The alliance’s raison d’être is that technological advances in the last decade — including genetic sequencing innovations and cloud computing — have made it theoretically possible to conduct massive-scale, international genetic research, but parochial policies and the development of silo systems stand in the way.
However, most discoveries in genomic research can only be made with the involvement of numerous institutions in multiple countries, due to the breadth of genetic variations and differing patient outcomes associated with a single disease, according to Dr. Katherine Siminovitch, director of Personalized Genomics and Innovative Medicine at Mount Sinai Hospital, which is a member of the Global Alliance.
“You may need 10 000 patients with such and such disease, and even if it’s a common disease, it’s very unlikely any one centre is looking after 10 000 cases,” she explains. However, if the alliance facilitates the combination of many centres’ data, it can be possible to draw conclusions, Siminovitch says.
The repercussions of collaborative research will affect everything from customized cancer treatment to the unprecedented tracking of infectious agents, according to the alliance’s white paper. And it’s all possible because the cost of genetic sequencing has plummeted in a decade.
“I could now do your whole exome [part of the DNA that codes for proteins] for less than $1000,” says Siminovitch. “And that’s down from the billions of dollars that it would have cost to do it in the year 2000.”
Siminovitch is hopeful that genetic research will help her understand why the first drug she gives for rheumatoid arthritis, methotrexate, doesn’t work on 30% of her patients. “It takes six months to a year to realize that. If I can test for the genetic reason why they don’t respond, I can predict that ahead of time and treat the patient appropriately,” she says.
More than 70 organizations in over 40 countries have signed a nonbinding “letter of intent” to build the alliance. In the fall, according to Goodhand, representatives of these organizations, which include universities, hospitals, research centres and advocacy groups, will have the opportunity to make their participation formal by signing a memorandum of understanding.
Private companies are also welcome to join the alliance, so long as they agree to its principles including transparency, collaboration and accountability. “For profit companies are a huge component here, whether it be pharmaceutical, biotech or information technology research,” says Goodhand.
Before the formal memorandum of understnaind makes the alliance official, expert working groups will attempt to establish technical, ethical and legal best practices, says Goodhand.
One aim of the alliance, for example, is to encourage research institutions to allow legal consent to be portable, so patients can consent to their clinical data being shared across borders. While the Human Genome Project saw researchers sharing genetic research internationally, Goodhand says, “none of the projects before have had to deal with the issue of sharing clinical information alongside genomic information.”
“There are ethics committees who think that a broad consent is not valid, whereas broad consent is valid, if patients are properly informed,” says Bartha Knoppers, a lawyer expert on the ethical aspects of genetics at McGill University in Montréal, Quebec, who contributed to the alliance’s white paper.

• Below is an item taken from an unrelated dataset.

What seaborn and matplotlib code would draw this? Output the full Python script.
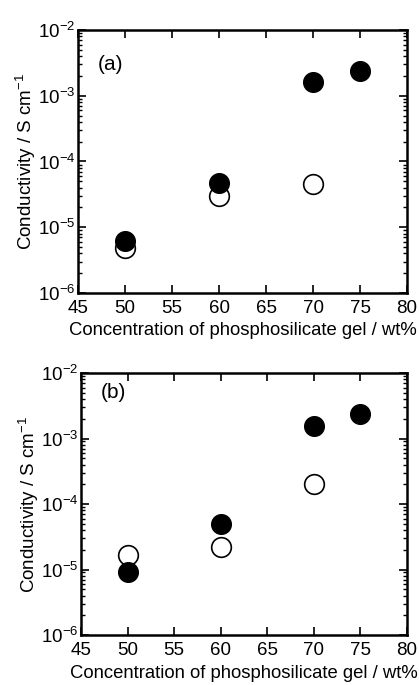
import math
import matplotlib
matplotlib.use("Agg")
import matplotlib.pyplot as plt
import seaborn as sns
import pandas as pd
from matplotlib.ticker import LogLocator, FixedLocator, NullLocator, FuncFormatter

sns.set_theme(style="ticks")
plt.rcParams['font.family'] = ['Liberation Sans', 'DejaVu Sans']
plt.rcParams['mathtext.fontset'] = 'custom'
plt.rcParams['mathtext.rm'] = 'Liberation Sans'
plt.rcParams['mathtext.it'] = 'Liberation Sans'

# Panel (a)
a_x_filled = [50, 60, 70, 75]
a_y_filled = [6.2e-6, 4.75e-5, 1.62e-3, 2.4e-3]
a_x_open = [50, 60, 70]
a_y_open = [4.9e-6, 3.0e-5, 4.5e-5]

# Panel (b)
b_x_filled = [50, 60, 70, 75]
b_y_filled = [9.1e-6, 4.98e-5, 1.57e-3, 2.36e-3]
b_x_open = [50, 60, 70]
b_y_open = [1.67e-5, 2.24e-5, 2.01e-4]

x_ticks = [45, 50, 55, 60, 65, 70, 75, 80]
panel_labels = ["(a)", "(b)"]
xlabel = "Concentration of phosphosilicate gel / wt%"
ylabel = "Conductivity / S cm$^{-1}$"

W, H = 419, 685
fig = plt.figure(figsize=(W/100, H/100), dpi=100)

boxes = [(78, 30, 407, 293), (81, 373, 407, 635)]
label_pos = [(0.06, 0.867), (0.06, 0.925)]
datasets = [(a_x_filled, a_y_filled, a_x_open, a_y_open),
            (b_x_filled, b_y_filled, b_x_open, b_y_open)]

def fmt(v, pos):
    e = int(round(math.log10(v)))
    return r"$10^{%d}$" % e

for (l, t, r, b), (xf, yf, xo, yo), lab, (lx, ly) in zip(boxes, datasets, panel_labels, label_pos):
    ax = fig.add_axes([l/W, 1 - b/H, (r-l)/W, (b-t)/H])
    df_o = pd.DataFrame({"x": xo, "y": yo})
    df_f = pd.DataFrame({"x": xf, "y": yf})
    sns.scatterplot(data=df_o, x="x", y="y", ax=ax, s=200, facecolor="white",
                    edgecolor="black", linewidth=1.2, zorder=3)
    sns.scatterplot(data=df_f, x="x", y="y", ax=ax, s=200, color="black",
                    edgecolor="black", linewidth=1.0, zorder=4)
    ax.set_yscale("log")
    ax.set_xlim(45, 80)
    ax.set_ylim(1e-6, 1e-2)
    ax.xaxis.set_major_locator(FixedLocator(x_ticks))
    ax.xaxis.set_minor_locator(NullLocator())
    ax.yaxis.set_major_locator(LogLocator(base=10, numticks=10))
    ax.yaxis.set_minor_locator(LogLocator(base=10, subs=range(2, 10), numticks=20))
    ax.yaxis.set_major_formatter(FuncFormatter(fmt))
    ax.yaxis.set_minor_formatter(FuncFormatter(lambda v, p: ""))
    ax.tick_params(which="both", direction="in", top=True, right=True, colors="black")
    ax.tick_params(which="major", length=6, width=1.2, labelsize=13.5)
    ax.tick_params(axis="x", which="major", pad=5)
    ax.tick_params(axis="y", which="major", pad=2)
    ax.tick_params(which="minor", length=3, width=1.0)
    for s in ax.spines.values():
        s.set_linewidth(1.8)
        s.set_color("black")
    ax.set_xlabel(xlabel, fontsize=13.3, color="black", labelpad=4)
    ax.set_ylabel(ylabel, fontsize=13.5, color="black", labelpad=0)
    ax.text(lx, ly, lab, transform=ax.transAxes, fontsize=15, color="black",
            va="center", ha="left")

fig.savefig("out.png", dpi=100)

However, other legal experts are worried that an overly urgent push to launch cross-border genomic medicine research could lead to unethical practices.

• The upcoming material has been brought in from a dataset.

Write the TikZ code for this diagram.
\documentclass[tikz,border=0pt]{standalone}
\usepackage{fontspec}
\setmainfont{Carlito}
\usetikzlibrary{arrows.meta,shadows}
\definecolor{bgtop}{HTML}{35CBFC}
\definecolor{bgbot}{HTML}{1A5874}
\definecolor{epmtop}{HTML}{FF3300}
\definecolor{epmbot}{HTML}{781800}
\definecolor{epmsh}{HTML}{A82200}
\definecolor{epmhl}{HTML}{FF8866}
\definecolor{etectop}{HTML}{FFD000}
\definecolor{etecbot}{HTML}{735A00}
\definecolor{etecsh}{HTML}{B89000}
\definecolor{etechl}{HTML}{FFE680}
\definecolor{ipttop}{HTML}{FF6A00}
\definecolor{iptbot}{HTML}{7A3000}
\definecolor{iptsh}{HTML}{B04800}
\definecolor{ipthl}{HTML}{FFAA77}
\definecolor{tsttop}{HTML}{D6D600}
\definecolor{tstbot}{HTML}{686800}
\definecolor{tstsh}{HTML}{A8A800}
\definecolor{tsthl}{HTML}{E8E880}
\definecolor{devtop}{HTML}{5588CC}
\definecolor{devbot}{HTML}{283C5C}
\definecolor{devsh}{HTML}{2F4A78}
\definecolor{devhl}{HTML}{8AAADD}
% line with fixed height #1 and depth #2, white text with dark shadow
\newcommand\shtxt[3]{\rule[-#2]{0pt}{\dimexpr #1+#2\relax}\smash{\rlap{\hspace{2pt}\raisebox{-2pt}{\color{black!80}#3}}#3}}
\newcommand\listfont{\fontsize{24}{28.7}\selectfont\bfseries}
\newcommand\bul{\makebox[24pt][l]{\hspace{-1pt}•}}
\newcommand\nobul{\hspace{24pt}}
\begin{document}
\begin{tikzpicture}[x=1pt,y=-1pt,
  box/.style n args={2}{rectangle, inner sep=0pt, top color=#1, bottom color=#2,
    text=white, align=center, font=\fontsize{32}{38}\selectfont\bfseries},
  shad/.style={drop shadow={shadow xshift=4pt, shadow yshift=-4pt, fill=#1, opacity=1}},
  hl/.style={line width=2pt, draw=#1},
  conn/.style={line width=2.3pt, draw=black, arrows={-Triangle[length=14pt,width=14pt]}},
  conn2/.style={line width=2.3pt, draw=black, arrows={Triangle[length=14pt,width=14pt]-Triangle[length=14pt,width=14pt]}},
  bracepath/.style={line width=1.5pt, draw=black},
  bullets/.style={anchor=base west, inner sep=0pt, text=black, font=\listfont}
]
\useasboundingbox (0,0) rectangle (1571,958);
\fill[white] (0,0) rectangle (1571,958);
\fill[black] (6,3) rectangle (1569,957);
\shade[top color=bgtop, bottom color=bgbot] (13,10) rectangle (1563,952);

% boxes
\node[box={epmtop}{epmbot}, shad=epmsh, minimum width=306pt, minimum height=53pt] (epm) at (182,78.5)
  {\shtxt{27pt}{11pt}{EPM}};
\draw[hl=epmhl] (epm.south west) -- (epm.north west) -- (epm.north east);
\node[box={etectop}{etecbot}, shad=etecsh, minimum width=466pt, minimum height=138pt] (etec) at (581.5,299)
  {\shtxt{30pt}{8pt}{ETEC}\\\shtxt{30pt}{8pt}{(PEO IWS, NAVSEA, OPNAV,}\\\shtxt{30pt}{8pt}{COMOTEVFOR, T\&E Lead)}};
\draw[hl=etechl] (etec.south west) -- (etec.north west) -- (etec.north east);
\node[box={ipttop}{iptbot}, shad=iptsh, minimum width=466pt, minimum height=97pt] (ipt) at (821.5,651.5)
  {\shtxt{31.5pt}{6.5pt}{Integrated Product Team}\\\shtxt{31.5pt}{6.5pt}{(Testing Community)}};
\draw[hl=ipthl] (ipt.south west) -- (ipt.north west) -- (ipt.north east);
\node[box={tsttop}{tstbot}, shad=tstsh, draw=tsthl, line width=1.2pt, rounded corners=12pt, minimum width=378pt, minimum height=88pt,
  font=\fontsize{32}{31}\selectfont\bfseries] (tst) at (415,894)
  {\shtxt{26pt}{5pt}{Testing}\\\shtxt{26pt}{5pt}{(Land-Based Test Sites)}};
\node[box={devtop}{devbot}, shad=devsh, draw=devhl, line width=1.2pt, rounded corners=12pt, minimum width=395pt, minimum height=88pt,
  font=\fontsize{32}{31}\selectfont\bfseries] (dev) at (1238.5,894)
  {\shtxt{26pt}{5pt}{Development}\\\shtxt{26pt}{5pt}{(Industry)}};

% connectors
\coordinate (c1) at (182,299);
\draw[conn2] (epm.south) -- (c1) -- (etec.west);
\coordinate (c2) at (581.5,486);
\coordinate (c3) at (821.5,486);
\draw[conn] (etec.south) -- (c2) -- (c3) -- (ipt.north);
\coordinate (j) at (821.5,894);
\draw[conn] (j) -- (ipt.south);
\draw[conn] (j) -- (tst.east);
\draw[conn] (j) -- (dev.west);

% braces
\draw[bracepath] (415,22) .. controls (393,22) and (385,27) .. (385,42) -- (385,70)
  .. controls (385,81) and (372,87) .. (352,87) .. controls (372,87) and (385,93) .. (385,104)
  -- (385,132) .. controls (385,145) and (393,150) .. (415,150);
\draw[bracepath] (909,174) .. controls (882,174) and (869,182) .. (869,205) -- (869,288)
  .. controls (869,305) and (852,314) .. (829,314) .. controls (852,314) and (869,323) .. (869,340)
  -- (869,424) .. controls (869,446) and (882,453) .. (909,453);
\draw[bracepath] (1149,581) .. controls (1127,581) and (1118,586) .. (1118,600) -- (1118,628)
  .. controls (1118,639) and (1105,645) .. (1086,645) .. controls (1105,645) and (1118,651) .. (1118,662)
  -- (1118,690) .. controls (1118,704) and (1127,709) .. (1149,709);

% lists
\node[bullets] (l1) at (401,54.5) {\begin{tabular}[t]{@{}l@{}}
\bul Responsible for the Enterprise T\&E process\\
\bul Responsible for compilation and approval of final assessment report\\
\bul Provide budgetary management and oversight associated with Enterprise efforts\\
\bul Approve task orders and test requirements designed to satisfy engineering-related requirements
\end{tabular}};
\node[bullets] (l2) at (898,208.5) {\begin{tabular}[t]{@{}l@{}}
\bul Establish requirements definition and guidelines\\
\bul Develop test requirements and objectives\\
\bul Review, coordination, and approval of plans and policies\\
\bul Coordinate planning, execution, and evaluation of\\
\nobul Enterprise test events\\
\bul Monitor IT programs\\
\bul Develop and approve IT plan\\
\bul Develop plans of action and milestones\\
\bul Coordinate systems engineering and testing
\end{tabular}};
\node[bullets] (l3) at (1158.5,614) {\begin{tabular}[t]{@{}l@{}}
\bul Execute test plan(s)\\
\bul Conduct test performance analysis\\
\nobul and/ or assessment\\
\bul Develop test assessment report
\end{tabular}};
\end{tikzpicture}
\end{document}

Since “the ultimate goal of the alliance is to create the largest possible bio-repository,” whether centralized or decentralized, “where does ethics and individual welfare and autonomy come in as a priority?” asks Maxwell Mehlman, director of the Law–Medicine Center at Case Western Reserve University in Cleveland, Ohio.
The alliance will also lobby for harmonized national policies so that clinical data can be shared across the world. Technology will need to be developed to allow research across different storage and analysis systems — much like third-party application creators can communicate with major smartphone systems, Goodhand explains.
One of the biggest barriers to the research may be a surprising one, however: ego. The rapid sharing and analysis of data will make it difficult to pinpoint individual or institutional contributions for accolades. “We’ll need to move away from the genius scientist model to a collaborative, international model,” says Knoppers.
And, just like gene sequencing, that move will represent a paradigm shift in research, says Siminovitch. “People can’t be parochial. They have to be into the idea of sharing and letting everybody benefit simultaneously.”